How about just a new lang_hook called static_initializer_p? The front
ends then just set the required state as they start parsing a static
initializer, and clear it when they're done. Alternatively, I don't
think its too ugly to use global_bindings_p for this. At a conceptual
level, a static initializer has "global" scope/lifetime, and all of the
existing "fold" code would just work.
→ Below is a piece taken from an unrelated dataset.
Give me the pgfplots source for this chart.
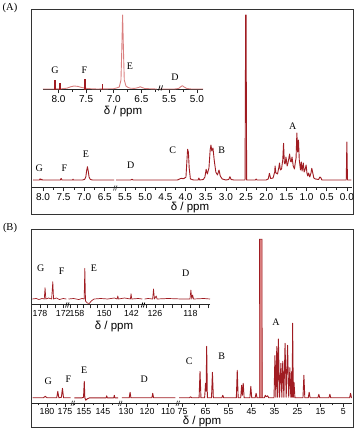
\documentclass[border=0pt]{standalone}
\usepackage{pgfplots}
\pgfplotsset{compat=1.18}
\usepackage{fontspec}
\setmainfont{Liberation Serif}
\setsansfont{Liberation Sans}
\definecolor{specred}{RGB}{160,28,34}
\definecolor{speclight}{RGB}{218,128,128}
\newcommand{\tlA}{\sffamily\fontsize{10}{11}\selectfont}
\newcommand{\tlB}{\sffamily\fontsize{8.8}{10}\selectfont}
\newcommand{\pk}{\fontsize{10}{12}\selectfont}

\pgfplotsset{
  nmr/.style={
    scale only axis, anchor=south west,
    axis x line=bottom, axis y line=none,
    x axis line style={-, line width=1pt, black!85},
    x dir=reverse, ymin=0, enlargelimits=false,
    tick align=outside, major tick length=3.5pt, minor tick length=2pt,
    tick style={black!85, line width=0.7pt},
    xticklabel style={font=\tlA, inner sep=1.5pt},
    clip=false,
  },
  spec/.style={specred, line width=0.9pt, no marks, sharp plot, line join=round},
  light/.style={speclight, line width=0.9pt, no marks, sharp plot, line join=round},
}

\begin{document}
\begin{tikzpicture}[x=1pt,y=1pt]
\path[use as bounding box] (0,0) rectangle (356,431);

% frames
\draw[line width=1pt, black!80] (31,421) rectangle (353,216);
\draw[line width=1pt, black!80] (31,201) rectangle (353,3);
\node[font=\fontsize{10.5}{12}\selectfont] at (10,423.5) {(A)};
\node[font=\fontsize{10.5}{12}\selectfont] at (10,203.5) {(B)};

%% ---------- (A) main 1H spectrum ----------
\begin{axis}[nmr, at={(32.3pt,243pt)}, width=82.7pt, height=176pt,
  xmin=6.25, xmax=8.26, ymax=176,
  xtick={8,7.5,7,6.5}, xticklabels={8.0,7.5,7.0,6.5},
  minor xtick={7.75,7.25,6.75}]
\addplot[spec] coordinates {
 (8.24,8)(8.09,8)(8.07,9.2)(8.05,8)(8.03,8.8)(8.01,8)(7.58,8)(7.56,9.6)(7.54,8)
 (7.28,8)(7.27,8.8)(7.26,8)(7.04,8)(6.99,8.6)(6.96,11)(6.94,17)(6.92,21.3)
 (6.90,17)(6.88,11)(6.85,8.6)(6.80,8)(6.27,8)};
\end{axis}
\begin{axis}[nmr, at={(115pt,243pt)}, width=236.7pt, height=176pt,
  xmin=-0.12, xmax=5.75, ymax=176,
  xtick={5.5,5,4.5,4,3.5,3,2.5,2,1.5,1,0.5,0},
  xticklabels={5.5,5.0,4.5,4.0,3.5,3.0,2.5,2.0,1.5,1.0,0.5,0.0},
  minor xtick={5.25,4.75,4.25,3.75,3.25,2.75,2.25,1.75,1.25,0.75,0.25}]
\addplot[spec] coordinates {
 (5.72,8)(5.36,8)(5.33,8.7)(5.30,8)(4.20,8)(4.14,9.2)(4.10,9.8)(4.06,9.2)(4.02,10)
 (3.99,11)(3.97,25)(3.95,38.7)(3.93,36)(3.91,20)(3.88,9)(3.80,8)(3.69,8)(3.67,10)
 (3.65,8)(3.56,8.5)(3.52,11)(3.49,18.7)(3.46,14)(3.42,20)(3.39,38)(3.37,43)(3.35,37)
 (3.32,40)(3.29,28)(3.25,16)(3.21,13)(3.17,18)(3.14,12)(3.09,9)(3.00,8)(2.93,8.5)
 (2.90,11.3)(2.87,8.5)(2.80,8)(2.525,8)(2.51,173)(2.50,173)(2.485,8)(2.27,8)(2.25,9)
 (2.23,8)(2.00,8)(1.95,9)(1.92,14.7)(1.89,9.5)(1.83,10)(1.79,16)(1.78,22)(1.76,15)
 (1.72,14)(1.69,20)(1.67,25)(1.65,18)(1.62,19)(1.59,28)(1.57,44.7)(1.55,25)(1.53,24)
 (1.51,31)(1.48,22)(1.46,25)(1.42,34)(1.40,27)(1.38,26)(1.36,31)(1.33,22)(1.30,19)
 (1.28,25)(1.26,30)(1.24,55)(1.22,36)(1.20,48)(1.18,28)(1.15,18)(1.13,26)(1.11,17)
 (1.08,25)(1.06,16)(1.04,18)(1.01,23)(0.99,15)(0.97,12)(0.95,15)(0.92,11)(0.89,15)
 (0.87,19.7)(0.85,16)(0.82,10)(0.78,9)(0.70,8.5)(0.67,11)(0.65,10.5)(0.62,8)
 (0.015,8)(0,46)(-0.015,8)(-0.11,8)};
\end{axis}
\draw[black!85, line width=0.6pt] (113.5,240.5) -- (115,245.5) (115.5,240.5) -- (117,245.5);
\node[font=\sffamily\fontsize{11.5}{13}\selectfont] at (190,223) {δ / ppm};
\node[font=\pk] at (39.3,262.7) {G};
\node[font=\pk] at (64.3,262.7) {F};
\node[font=\pk] at (86,277) {E};
\node[font=\pk] at (130.7,266) {D};
\node[font=\pk] at (172.7,281) {C};
\node[font=\pk] at (221.7,281) {B};
\node[font=\pk] at (292.7,305) {A};

%% ---------- (A) inset ----------
\begin{axis}[nmr, at={(43pt,341pt)}, width=115pt, height=78pt,
  xmin=6.2, xmax=8.28, ymax=78,
  xtick={8,7.5,7,6.5}, xticklabels={8.0,7.5,7.0,6.5},
  minor xtick={7.75,7.25,6.75,6.25}]
\addplot[light] coordinates {
 (8.28,1)(8.10,1)(7.95,1.2)(7.85,1.8)(7.78,3.2)(7.72,4)(7.65,3.6)(7.58,2.5)(7.50,1.6)
 (7.40,1.2)(7.30,1)(7.00,1.3)(6.95,2)(6.90,3)(6.87,10)(6.855,40)(6.84,75)(6.825,40)
 (6.81,10)(6.78,4)(6.74,2.5)(6.70,1.8)(6.62,1.6)(6.55,2.5)(6.52,3.3)(6.49,2.5)
 (6.44,1.5)(6.30,1.1)(6.22,1)};
\addplot[ycomb, specred, line width=1.3pt, no marks] coordinates {
 (8.063,10)(7.97,6.7)(7.52,11)(7.20,6)};
\end{axis}
\begin{axis}[nmr, at={(158pt,341pt)}, width=45pt, height=78pt,
  xmin=4.89, xmax=5.7, ymax=78,
  xtick={5.5,5}, xticklabels={5.5,5.0}, minor xtick={5.25}]
\addplot[light] coordinates {
 (5.68,1)(5.40,1)(5.33,1.5)(5.29,3.3)(5.26,4.3)(5.23,3)(5.18,1.5)(5.10,1)(4.89,1)};
\end{axis}
\draw[black, line width=0.7pt] (158.5,340.5) -- (160,345.5) (161,340.5) -- (162.5,345.5);
\node[font=\sffamily\fontsize{11.5}{13}\selectfont] at (123,319) {δ / ppm};
\node[font=\pk] at (55,360.3) {G};
\node[font=\pk] at (84.3,360.3) {F};
\node[font=\pk] at (130,364.3) {E};
\node[font=\pk] at (175,353.7) {D};

%% ---------- (B) main 13C spectrum ----------
\begin{axis}[nmr, at={(32.3pt,27.7pt)}, width=40.2pt, height=171pt,
  xmin=172.9, xmax=184.1, ymax=171, xticklabel style={font=\tlB},
  xtick={180,175}, xticklabels={180,175}, minor xtick={182.5,177.5}]
\addplot[spec] coordinates {
 (184.0,5.5)(181,5.5)(180.5,7)(180,5.5)(177.3,5.5)(177.0,12)(176.7,5.5)(176.0,6)
 (175.7,15)(175.4,5.5)(173.4,5.5)};
\end{axis}
\begin{axis}[nmr, at={(72.5pt,27.7pt)}, width=47.5pt, height=171pt,
  xmin=136, xmax=161, ymax=171, xticklabel style={font=\tlB},
  xtick={155,145}, xticklabels={155,145}, minor xtick={160,150,140}]
\addplot[spec] coordinates {
 (160,5.5)(156,5.5)(155.2,6)(154.8,22)(154.5,5.5)(154.0,3)(153.2,4.5)(152,5.5)
 (147,5.5)(143.3,5.5)(143,7.5)(142.7,5.5)(139.3,5.5)(139,8)(138.7,5.5)(137,5.5)};
\end{axis}
\begin{axis}[nmr, at={(120pt,27.7pt)}, width=57.5pt, height=171pt,
  xmin=105.5, xmax=132.9, ymax=171, xticklabel style={font=\tlB},
  xtick={130,120,110}, xticklabels={130,120,110}, minor xtick={125,115}]
\addplot[spec] coordinates {
 (132,5.5)(128.5,5.5)(128.1,11)(127.7,5.5)(117.7,5.5)(117.3,10)(116.9,5.5)(106.5,5.5)};
\end{axis}
\begin{axis}[nmr, at={(177.5pt,27.7pt)}, width=174.2pt, height=171pt,
  xmin=1.4, xmax=77.2, ymax=171, xticklabel style={font=\tlB},
  xtick={75,65,55,45,35,25,15,5}, xticklabels={75,65,55,45,35,25,15,5},
  minor xtick={70,60,50,40,30,20,10}]
\addplot[fill=speclight, draw=specred, line width=0.6pt] coordinates {
 (41.6,5.5)(41.5,164)(40.4,164)(40.3,5.5)};
\addplot[spec] coordinates {
 (76.5,5.5)(72,5.5)(71.5,6.5)(71,5.5)(67.8,5.5)(67.4,32)(67.0,5.5)(65.4,5.5)
 (65.0,20)(64.75,12)(64.5,57)(64.2,5.5)(62.4,5.5)(62.0,31)(61.6,5.5)(57.9,5.5)
 (57.5,8)(57.1,5.5)(51.6,5.5)(51.2,33)(50.8,5.5)(49.7,5.5)(49.3,18)(49.0,8)(48.6,20)
 (48.2,5.5)(45.7,5.5)(45.3,17)(44.9,5.5)(43.4,5.5)(43.0,10)(42.6,5.5)(41.6,5.5)
 (40.3,5.5)(39.4,5.5)(39.0,8)(38.6,6.5)(38.0,7.5)(37.5,5.5)(35.2,5.5)(34.8,47.7)
 (34.4,6)(34.0,56.7)(33.65,6)(33.3,64.3)(32.8,6)(32.2,40)(31.8,6)(31.4,42)(30.9,6)
 (30.4,60)(29.9,6)(29.3,58)(28.8,6)(28.3,35.7)(27.9,6)(27.5,32)(27.3,6)(27.1,80)
 (26.8,6)(26.5,21)(26.1,5.5)(22.6,5.5)(22.2,28)(21.8,5.5)(20.3,5.5)(19.9,11)(19.5,5.5)
 (16.1,5.5)(15.7,9)(15.3,5.5)(11.3,5.5)(10.9,9)(10.5,5.5)(2.3,5.5)(1.9,10)(1.5,5.5)(1.4,5.5)};
\end{axis}
\foreach \bx in {72.5,120,177.5}
  \draw[black!85, line width=0.6pt] (\bx-1.5,25.2) -- (\bx,30.2) (\bx+0.5,25.2) -- (\bx+2,30.2);
\node[font=\sffamily\fontsize{11.5}{13}\selectfont] at (202,9.3) {δ / ppm};
\node[font=\pk] at (48.3,49.3) {G};
\node[font=\pk] at (68.3,51.7) {F};
\node[font=\pk] at (84.3,61) {E};
\node[font=\pk] at (144.3,51.7) {D};
\node[font=\pk] at (189.3,69.3) {C};
\node[font=\pk] at (221.7,75) {B};
\node[font=\pk] at (276,108.7) {A};

%% ---------- (B) inset ----------
\begin{axis}[nmr, at={(32.3pt,126pt)}, width=35.2pt, height=45pt,
  xmin=170.9, xmax=180, ymax=45, xticklabel style={font=\tlB},
  xtick={178,176,174,172}, xticklabels={178,,,172}]
\addplot[spec, line width=0.7pt] coordinates {
 (180,6)(179,6.5)(178.3,5.5)(177.5,6.5)(176.9,6)(176.7,17.3)(176.5,6)(175.8,7)(175,6)
 (174.7,23.3)(174.5,6)(173.8,7)(173,5.5)(172,6.5)(171.2,6)};
\end{axis}
\begin{axis}[nmr, at={(67.5pt,126pt)}, width=75.8pt, height=45pt,
  xmin=138.5, xmax=160.8, ymax=45, xticklabel style={font=\tlB},
  xtick={160,158,156,154,152,150,148,146,144,142,140},
  xticklabels={,158,,,,150,,,,142,}]
\addplot[spec, line width=0.7pt] coordinates {
 (160.5,6)(159,6.5)(157.5,5.5)(156.5,6.5)(155.9,6)(155.7,36.7)(155.5,4)(155,2)
 (154.4,1.5)(153.8,4)(153,6)(151,6.5)(149,6)(147,7)(146.2,6)(146,9)(145.8,6)(144,7)
 (142.3,6)(142.1,11.3)(141.9,6)(140,6.5)(138.8,6)};
\end{axis}
\begin{axis}[nmr, at={(143.3pt,126pt)}, width=66.7pt, height=45pt,
  xmin=113.6, xmax=128.6, ymax=45, xticklabel style={font=\tlB},
  xtick={128,126,124,122,120,118,116,114},
  xticklabels={,126,,,,118,,}]
\addplot[spec, line width=0.7pt] coordinates {
 (128.3,6)(127.5,6.5)(126.5,6)(126.3,16)(126.1,6)(125.7,9)(125.5,6)(123,6.5)(120,6)
 (118.1,6)(117.9,15)(117.7,6)(117.5,10)(117.3,6)(115,6.5)(113.6,6)};
\end{axis}
\foreach \bx in {67.5,143.3}
  \draw[black, line width=0.7pt] (\bx-2,123.5) -- (\bx-0.5,128.5) (\bx,123.5) -- (\bx+1.5,128.5);
\node[font=\sffamily\fontsize{11.5}{13}\selectfont] at (114,104.3) {δ / ppm};
\node[font=\pk] at (40.7,162.7) {G};
\node[font=\pk] at (61.7,160) {F};
\node[font=\pk] at (94,162.7) {E};
\node[font=\pk] at (185.7,157.7) {D};
\end{tikzpicture}
\end{document}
Indeed, it may fix some other
obscure bugs where we might try introducing SAVE_EXPRs into such
initializers.
My recommendation is that we proceed with my patch, which is a definite
improvement and fixes the glibc testsuite regressions and file a new PR
in bugzilla requesting the front-ends use global_bindings_p or a new
static_initializer_p or fold divisions by zero themselves if they want
void foo() { static double bar = 1.0/0.0; ... }
The middle-end can't safely fold this expression unless the front-ends
say that it is safe to do so, and the currrent situation where the
front-ends rely on fold to apply a potentially unsafe transformations in
order to determine which expressions are syntactically valid (without
such support) is completely broken. For example, the C parser would
need to pass more state to build_binary_op as C99 states that the
interpretation of binary expressions in initializers is different to
that in code...
Certainly, pow is the innocent victim in all of this.